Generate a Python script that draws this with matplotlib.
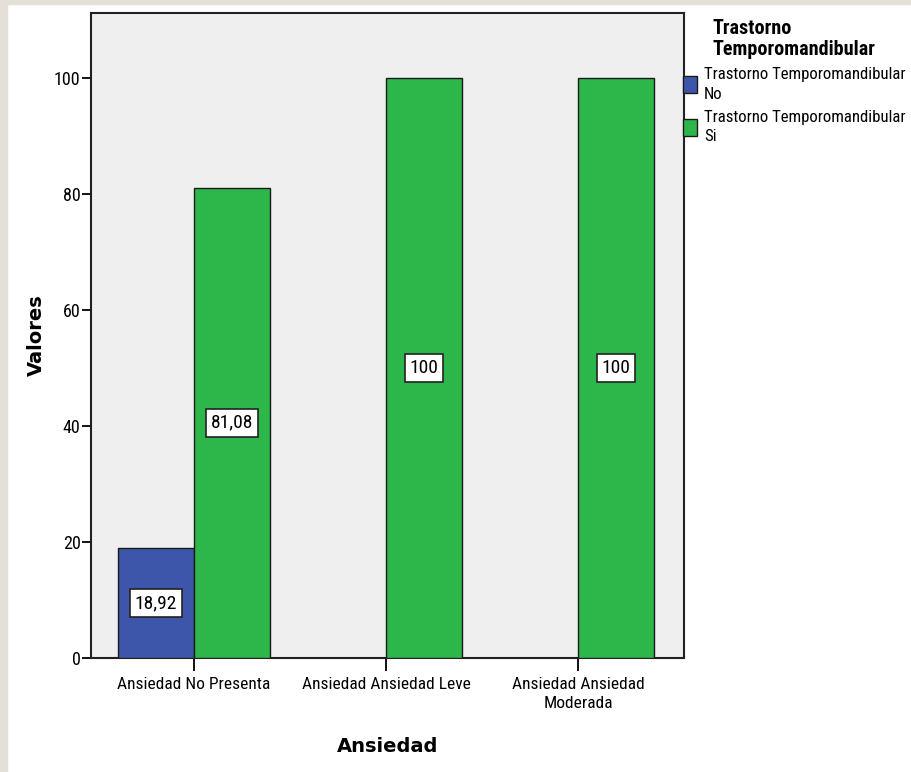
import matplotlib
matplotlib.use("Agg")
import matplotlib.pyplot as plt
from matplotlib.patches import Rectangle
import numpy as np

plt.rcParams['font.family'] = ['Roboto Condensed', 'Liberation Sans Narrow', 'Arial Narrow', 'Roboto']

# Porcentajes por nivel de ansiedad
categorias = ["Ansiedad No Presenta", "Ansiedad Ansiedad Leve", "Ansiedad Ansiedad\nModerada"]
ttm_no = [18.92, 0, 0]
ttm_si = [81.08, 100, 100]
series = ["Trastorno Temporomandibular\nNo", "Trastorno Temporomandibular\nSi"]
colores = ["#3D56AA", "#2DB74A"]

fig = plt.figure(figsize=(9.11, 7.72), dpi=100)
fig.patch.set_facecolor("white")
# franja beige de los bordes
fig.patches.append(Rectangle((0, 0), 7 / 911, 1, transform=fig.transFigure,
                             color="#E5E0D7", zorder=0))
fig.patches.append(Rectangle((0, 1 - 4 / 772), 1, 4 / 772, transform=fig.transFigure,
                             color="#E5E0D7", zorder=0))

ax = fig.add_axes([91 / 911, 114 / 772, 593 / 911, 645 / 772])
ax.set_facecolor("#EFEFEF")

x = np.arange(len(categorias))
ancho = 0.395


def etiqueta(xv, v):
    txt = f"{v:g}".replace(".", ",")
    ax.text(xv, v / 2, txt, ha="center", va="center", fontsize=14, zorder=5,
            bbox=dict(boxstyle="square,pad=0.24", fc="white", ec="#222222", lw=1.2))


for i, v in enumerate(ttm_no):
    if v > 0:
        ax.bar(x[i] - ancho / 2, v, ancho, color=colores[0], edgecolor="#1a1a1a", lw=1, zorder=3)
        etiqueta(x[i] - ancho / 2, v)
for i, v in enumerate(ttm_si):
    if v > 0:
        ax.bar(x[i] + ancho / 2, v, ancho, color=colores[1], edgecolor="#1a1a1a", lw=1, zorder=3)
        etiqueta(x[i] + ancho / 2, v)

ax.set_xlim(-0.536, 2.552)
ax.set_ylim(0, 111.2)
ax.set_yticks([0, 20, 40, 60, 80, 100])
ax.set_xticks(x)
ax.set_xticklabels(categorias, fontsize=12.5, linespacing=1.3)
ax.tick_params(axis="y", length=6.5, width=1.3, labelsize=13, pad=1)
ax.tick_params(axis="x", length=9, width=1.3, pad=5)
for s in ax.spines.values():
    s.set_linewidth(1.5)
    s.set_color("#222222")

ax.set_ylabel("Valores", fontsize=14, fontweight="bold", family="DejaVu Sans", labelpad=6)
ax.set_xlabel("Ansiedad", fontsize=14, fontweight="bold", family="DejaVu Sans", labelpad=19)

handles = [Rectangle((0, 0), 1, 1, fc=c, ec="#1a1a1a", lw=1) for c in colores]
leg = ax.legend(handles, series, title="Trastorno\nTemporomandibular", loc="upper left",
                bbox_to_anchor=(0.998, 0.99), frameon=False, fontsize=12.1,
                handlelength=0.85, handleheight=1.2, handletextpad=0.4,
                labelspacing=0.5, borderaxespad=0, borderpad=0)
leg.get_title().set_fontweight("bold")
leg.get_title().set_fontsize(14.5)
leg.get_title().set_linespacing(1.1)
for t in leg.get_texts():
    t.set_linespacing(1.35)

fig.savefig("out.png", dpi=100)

* * * * *

_TASK STATEMENT_
Transcribe the full listing character for character. Pictures are excluded.

_COMPLETE ANSWER_
Generate a Python script that draws this with matplotlib.
import matplotlib
matplotlib.use("Agg")
import matplotlib.pyplot as plt
from matplotlib.patches import Rectangle
import numpy as np

plt.rcParams['font.family'] = ['Roboto Condensed', 'Liberation Sans Narrow', 'Arial Narrow', 'Roboto']

# Porcentajes por nivel de ansiedad
categorias = ["Ansiedad No Presenta", "Ansiedad Ansiedad Leve", "Ansiedad Ansiedad\nModerada"]
ttm_no = [18.92, 0, 0]
ttm_si = [81.08, 100, 100]
series = ["Trastorno Temporomandibular\nNo", "Trastorno Temporomandibular\nSi"]
colores = ["#3D56AA", "#2DB74A"]

fig = plt.figure(figsize=(9.11, 7.72), dpi=100)
fig.patch.set_facecolor("white")
# franja beige de los bordes
fig.patches.append(Rectangle((0, 0), 7 / 911, 1, transform=fig.transFigure,
                             color="#E5E0D7", zorder=0))
fig.patches.append(Rectangle((0, 1 - 4 / 772), 1, 4 / 772, transform=fig.transFigure,
                             color="#E5E0D7", zorder=0))

ax = fig.add_axes([91 / 911, 114 / 772, 593 / 911, 645 / 772])
ax.set_facecolor("#EFEFEF")

x = np.arange(len(categorias))
ancho = 0.395


def etiqueta(xv, v):
    txt = f"{v:g}".replace(".", ",")
    ax.text(xv, v / 2, txt, ha="center", va="center", fontsize=14, zorder=5,
            bbox=dict(boxstyle="square,pad=0.24", fc="white", ec="#222222", lw=1.2))


for i, v in enumerate(ttm_no):
    if v > 0:
        ax.bar(x[i] - ancho / 2, v, ancho, color=colores[0], edgecolor="#1a1a1a", lw=1, zorder=3)
        etiqueta(x[i] - ancho / 2, v)
for i, v in enumerate(ttm_si):
    if v > 0:
        ax.bar(x[i] + ancho / 2, v, ancho, color=colores[1], edgecolor="#1a1a1a", lw=1, zorder=3)
        etiqueta(x[i] + ancho / 2, v)

ax.set_xlim(-0.536, 2.552)
ax.set_ylim(0, 111.2)
ax.set_yticks([0, 20, 40, 60, 80, 100])
ax.set_xticks(x)
ax.set_xticklabels(categorias, fontsize=12.5, linespacing=1.3)
ax.tick_params(axis="y", length=6.5, width=1.3, labelsize=13, pad=1)
ax.tick_params(axis="x", length=9, width=1.3, pad=5)
for s in ax.spines.values():
    s.set_linewidth(1.5)
    s.set_color("#222222")

ax.set_ylabel("Valores", fontsize=14, fontweight="bold", family="DejaVu Sans", labelpad=6)
ax.set_xlabel("Ansiedad", fontsize=14, fontweight="bold", family="DejaVu Sans", labelpad=19)

handles = [Rectangle((0, 0), 1, 1, fc=c, ec="#1a1a1a", lw=1) for c in colores]
leg = ax.legend(handles, series, title="Trastorno\nTemporomandibular", loc="upper left",
                bbox_to_anchor=(0.998, 0.99), frameon=False, fontsize=12.1,
                handlelength=0.85, handleheight=1.2, handletextpad=0.4,
                labelspacing=0.5, borderaxespad=0, borderpad=0)
leg.get_title().set_fontweight("bold")
leg.get_title().set_fontsize(14.5)
leg.get_title().set_linespacing(1.1)
for t in leg.get_texts():
    t.set_linespacing(1.35)

fig.savefig("out.png", dpi=100)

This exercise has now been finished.